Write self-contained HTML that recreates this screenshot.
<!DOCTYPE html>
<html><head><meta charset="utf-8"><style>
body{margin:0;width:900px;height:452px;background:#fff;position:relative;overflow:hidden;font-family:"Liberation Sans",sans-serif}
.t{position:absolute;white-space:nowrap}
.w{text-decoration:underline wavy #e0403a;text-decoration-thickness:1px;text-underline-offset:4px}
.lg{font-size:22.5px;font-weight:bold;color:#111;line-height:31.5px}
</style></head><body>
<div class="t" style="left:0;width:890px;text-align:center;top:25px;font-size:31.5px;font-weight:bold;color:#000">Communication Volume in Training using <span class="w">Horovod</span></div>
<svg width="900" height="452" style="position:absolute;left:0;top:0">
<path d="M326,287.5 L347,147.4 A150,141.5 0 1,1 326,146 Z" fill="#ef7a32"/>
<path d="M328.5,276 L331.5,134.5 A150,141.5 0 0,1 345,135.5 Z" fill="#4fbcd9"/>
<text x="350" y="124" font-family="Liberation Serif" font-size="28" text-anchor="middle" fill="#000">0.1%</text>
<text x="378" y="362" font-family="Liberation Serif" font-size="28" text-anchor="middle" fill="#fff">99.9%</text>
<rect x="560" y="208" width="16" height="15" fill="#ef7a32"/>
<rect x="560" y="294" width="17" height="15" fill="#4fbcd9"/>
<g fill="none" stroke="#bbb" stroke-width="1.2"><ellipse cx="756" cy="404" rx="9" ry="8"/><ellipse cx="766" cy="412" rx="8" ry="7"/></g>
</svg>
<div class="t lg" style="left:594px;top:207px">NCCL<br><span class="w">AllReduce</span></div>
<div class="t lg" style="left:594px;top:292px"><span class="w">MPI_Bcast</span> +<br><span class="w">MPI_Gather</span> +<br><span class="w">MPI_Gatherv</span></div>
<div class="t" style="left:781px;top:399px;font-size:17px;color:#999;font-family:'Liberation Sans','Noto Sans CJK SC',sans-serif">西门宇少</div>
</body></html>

══════════

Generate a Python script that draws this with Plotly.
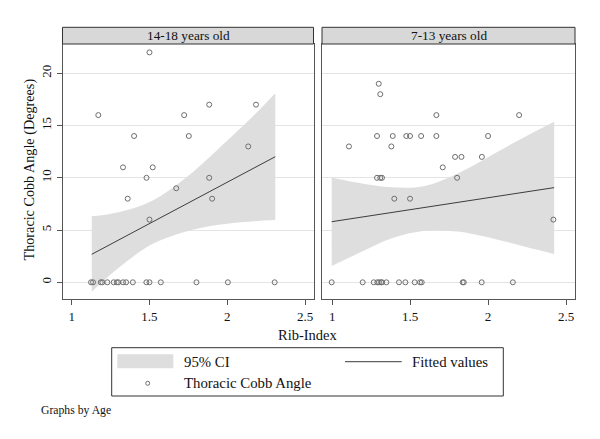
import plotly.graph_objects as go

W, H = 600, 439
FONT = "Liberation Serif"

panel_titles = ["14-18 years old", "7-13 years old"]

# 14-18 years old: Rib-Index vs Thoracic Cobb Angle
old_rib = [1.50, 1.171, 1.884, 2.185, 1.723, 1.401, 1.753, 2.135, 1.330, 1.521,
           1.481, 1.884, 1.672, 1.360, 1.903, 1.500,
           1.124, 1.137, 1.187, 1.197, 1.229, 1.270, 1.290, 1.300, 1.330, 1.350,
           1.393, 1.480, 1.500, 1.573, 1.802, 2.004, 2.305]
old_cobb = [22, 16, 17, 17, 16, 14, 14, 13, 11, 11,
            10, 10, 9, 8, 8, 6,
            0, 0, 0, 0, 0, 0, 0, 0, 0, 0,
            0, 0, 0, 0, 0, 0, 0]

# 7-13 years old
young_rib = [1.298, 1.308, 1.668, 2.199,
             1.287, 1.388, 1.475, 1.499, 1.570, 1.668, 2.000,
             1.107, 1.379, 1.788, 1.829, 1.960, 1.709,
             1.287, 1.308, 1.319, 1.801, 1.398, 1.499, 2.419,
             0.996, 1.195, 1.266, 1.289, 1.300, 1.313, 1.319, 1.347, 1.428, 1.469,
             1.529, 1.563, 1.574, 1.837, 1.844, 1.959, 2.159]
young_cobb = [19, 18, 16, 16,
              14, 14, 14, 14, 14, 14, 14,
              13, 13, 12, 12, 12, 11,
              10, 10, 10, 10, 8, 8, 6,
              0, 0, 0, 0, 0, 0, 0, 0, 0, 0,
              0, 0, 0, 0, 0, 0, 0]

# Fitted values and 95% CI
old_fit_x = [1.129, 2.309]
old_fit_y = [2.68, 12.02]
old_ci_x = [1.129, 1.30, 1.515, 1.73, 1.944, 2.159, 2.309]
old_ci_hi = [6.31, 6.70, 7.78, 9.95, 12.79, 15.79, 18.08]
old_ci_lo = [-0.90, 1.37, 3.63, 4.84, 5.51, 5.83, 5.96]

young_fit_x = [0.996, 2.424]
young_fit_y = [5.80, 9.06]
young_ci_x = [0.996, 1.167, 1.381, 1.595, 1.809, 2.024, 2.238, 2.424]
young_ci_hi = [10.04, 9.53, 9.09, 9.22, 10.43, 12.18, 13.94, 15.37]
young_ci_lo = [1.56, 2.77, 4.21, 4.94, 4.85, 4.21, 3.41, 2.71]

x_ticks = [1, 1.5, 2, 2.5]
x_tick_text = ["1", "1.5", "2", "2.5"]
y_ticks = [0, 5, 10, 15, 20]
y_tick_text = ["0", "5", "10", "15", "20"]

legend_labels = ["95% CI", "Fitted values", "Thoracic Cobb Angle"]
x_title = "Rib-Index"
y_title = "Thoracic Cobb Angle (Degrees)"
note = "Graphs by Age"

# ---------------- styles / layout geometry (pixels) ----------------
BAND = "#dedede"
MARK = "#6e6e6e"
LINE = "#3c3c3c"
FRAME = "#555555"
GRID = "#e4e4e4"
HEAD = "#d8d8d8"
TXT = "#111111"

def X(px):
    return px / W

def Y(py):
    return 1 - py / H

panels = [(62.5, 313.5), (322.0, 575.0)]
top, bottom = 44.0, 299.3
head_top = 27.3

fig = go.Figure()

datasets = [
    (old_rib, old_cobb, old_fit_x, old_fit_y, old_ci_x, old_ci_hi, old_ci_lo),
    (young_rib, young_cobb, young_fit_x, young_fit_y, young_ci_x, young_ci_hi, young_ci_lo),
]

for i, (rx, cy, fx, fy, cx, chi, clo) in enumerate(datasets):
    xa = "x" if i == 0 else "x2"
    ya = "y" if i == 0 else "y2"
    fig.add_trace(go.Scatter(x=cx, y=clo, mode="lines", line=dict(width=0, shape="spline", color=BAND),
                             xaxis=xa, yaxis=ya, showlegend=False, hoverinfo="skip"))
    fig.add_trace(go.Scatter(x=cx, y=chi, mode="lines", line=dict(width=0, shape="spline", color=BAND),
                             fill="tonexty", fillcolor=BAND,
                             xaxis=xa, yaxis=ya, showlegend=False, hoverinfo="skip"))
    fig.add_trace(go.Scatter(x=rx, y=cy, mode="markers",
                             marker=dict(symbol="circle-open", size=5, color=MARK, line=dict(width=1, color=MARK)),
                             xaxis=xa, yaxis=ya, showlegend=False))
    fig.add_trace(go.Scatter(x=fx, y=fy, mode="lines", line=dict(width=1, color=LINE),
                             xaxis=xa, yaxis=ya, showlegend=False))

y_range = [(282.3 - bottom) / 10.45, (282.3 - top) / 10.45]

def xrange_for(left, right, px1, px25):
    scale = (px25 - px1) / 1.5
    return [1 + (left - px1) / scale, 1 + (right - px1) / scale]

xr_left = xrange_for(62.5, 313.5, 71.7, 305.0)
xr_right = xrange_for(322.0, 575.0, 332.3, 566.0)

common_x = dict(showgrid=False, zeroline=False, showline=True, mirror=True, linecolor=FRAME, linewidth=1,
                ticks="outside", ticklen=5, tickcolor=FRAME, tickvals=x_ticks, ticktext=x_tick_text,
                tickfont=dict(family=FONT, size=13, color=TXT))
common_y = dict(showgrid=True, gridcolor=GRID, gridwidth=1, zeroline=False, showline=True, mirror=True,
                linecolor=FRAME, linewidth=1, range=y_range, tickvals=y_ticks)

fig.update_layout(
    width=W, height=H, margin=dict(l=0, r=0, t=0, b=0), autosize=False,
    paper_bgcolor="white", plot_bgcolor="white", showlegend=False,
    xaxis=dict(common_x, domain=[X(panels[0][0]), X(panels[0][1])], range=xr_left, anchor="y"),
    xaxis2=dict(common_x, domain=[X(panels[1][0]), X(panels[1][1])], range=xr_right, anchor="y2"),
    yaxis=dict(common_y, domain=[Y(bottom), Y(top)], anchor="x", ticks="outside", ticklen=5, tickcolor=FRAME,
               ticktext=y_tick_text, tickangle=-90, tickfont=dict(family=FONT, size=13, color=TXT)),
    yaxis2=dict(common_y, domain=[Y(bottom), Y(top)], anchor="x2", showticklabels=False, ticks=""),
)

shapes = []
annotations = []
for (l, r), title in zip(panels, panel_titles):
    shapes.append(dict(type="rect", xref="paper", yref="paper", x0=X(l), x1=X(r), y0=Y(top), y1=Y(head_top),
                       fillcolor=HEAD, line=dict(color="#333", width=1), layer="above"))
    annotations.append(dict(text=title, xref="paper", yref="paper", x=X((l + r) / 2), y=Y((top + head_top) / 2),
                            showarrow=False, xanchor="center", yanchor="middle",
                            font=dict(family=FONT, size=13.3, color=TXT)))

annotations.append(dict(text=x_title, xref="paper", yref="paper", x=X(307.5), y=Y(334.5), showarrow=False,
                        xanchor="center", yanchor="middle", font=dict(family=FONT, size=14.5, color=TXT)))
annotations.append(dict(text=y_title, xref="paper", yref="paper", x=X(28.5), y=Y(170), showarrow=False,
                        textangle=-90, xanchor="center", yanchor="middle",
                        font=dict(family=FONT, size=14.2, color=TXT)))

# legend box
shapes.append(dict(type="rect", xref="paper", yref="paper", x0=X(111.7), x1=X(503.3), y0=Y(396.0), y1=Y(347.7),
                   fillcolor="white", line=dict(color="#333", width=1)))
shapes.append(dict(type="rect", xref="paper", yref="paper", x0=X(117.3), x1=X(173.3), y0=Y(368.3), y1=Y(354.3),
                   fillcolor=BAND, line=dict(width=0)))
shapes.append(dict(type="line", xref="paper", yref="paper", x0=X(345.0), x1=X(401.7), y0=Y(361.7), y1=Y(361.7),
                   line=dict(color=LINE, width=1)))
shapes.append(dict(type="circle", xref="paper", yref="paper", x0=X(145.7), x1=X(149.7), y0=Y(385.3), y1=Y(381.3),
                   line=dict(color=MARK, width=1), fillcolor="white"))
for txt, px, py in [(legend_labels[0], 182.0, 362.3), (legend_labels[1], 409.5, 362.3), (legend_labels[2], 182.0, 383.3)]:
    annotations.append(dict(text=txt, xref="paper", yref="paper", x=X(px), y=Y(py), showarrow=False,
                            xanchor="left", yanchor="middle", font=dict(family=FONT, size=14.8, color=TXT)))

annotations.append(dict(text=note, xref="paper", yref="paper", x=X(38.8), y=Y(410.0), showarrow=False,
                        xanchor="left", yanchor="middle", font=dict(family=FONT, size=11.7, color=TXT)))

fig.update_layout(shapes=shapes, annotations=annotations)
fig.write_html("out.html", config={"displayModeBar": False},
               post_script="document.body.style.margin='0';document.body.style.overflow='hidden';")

══════════

## Given request
In the listing above, find the line containing "Write self-contained HTML" and the line containing "</body></html>", then quote both, plus every line between them, exactly as written.

## Result for this task
Write self-contained HTML that recreates this screenshot.
<!DOCTYPE html>
<html><head><meta charset="utf-8"><style>
body{margin:0;width:900px;height:452px;background:#fff;position:relative;overflow:hidden;font-family:"Liberation Sans",sans-serif}
.t{position:absolute;white-space:nowrap}
.w{text-decoration:underline wavy #e0403a;text-decoration-thickness:1px;text-underline-offset:4px}
.lg{font-size:22.5px;font-weight:bold;color:#111;line-height:31.5px}
</style></head><body>
<div class="t" style="left:0;width:890px;text-align:center;top:25px;font-size:31.5px;font-weight:bold;color:#000">Communication Volume in Training using <span class="w">Horovod</span></div>
<svg width="900" height="452" style="position:absolute;left:0;top:0">
<path d="M326,287.5 L347,147.4 A150,141.5 0 1,1 326,146 Z" fill="#ef7a32"/>
<path d="M328.5,276 L331.5,134.5 A150,141.5 0 0,1 345,135.5 Z" fill="#4fbcd9"/>
<text x="350" y="124" font-family="Liberation Serif" font-size="28" text-anchor="middle" fill="#000">0.1%</text>
<text x="378" y="362" font-family="Liberation Serif" font-size="28" text-anchor="middle" fill="#fff">99.9%</text>
<rect x="560" y="208" width="16" height="15" fill="#ef7a32"/>
<rect x="560" y="294" width="17" height="15" fill="#4fbcd9"/>
<g fill="none" stroke="#bbb" stroke-width="1.2"><ellipse cx="756" cy="404" rx="9" ry="8"/><ellipse cx="766" cy="412" rx="8" ry="7"/></g>
</svg>
<div class="t lg" style="left:594px;top:207px">NCCL<br><span class="w">AllReduce</span></div>
<div class="t lg" style="left:594px;top:292px"><span class="w">MPI_Bcast</span> +<br><span class="w">MPI_Gather</span> +<br><span class="w">MPI_Gatherv</span></div>
<div class="t" style="left:781px;top:399px;font-size:17px;color:#999;font-family:'Liberation Sans','Noto Sans CJK SC',sans-serif">西门宇少</div>
</body></html>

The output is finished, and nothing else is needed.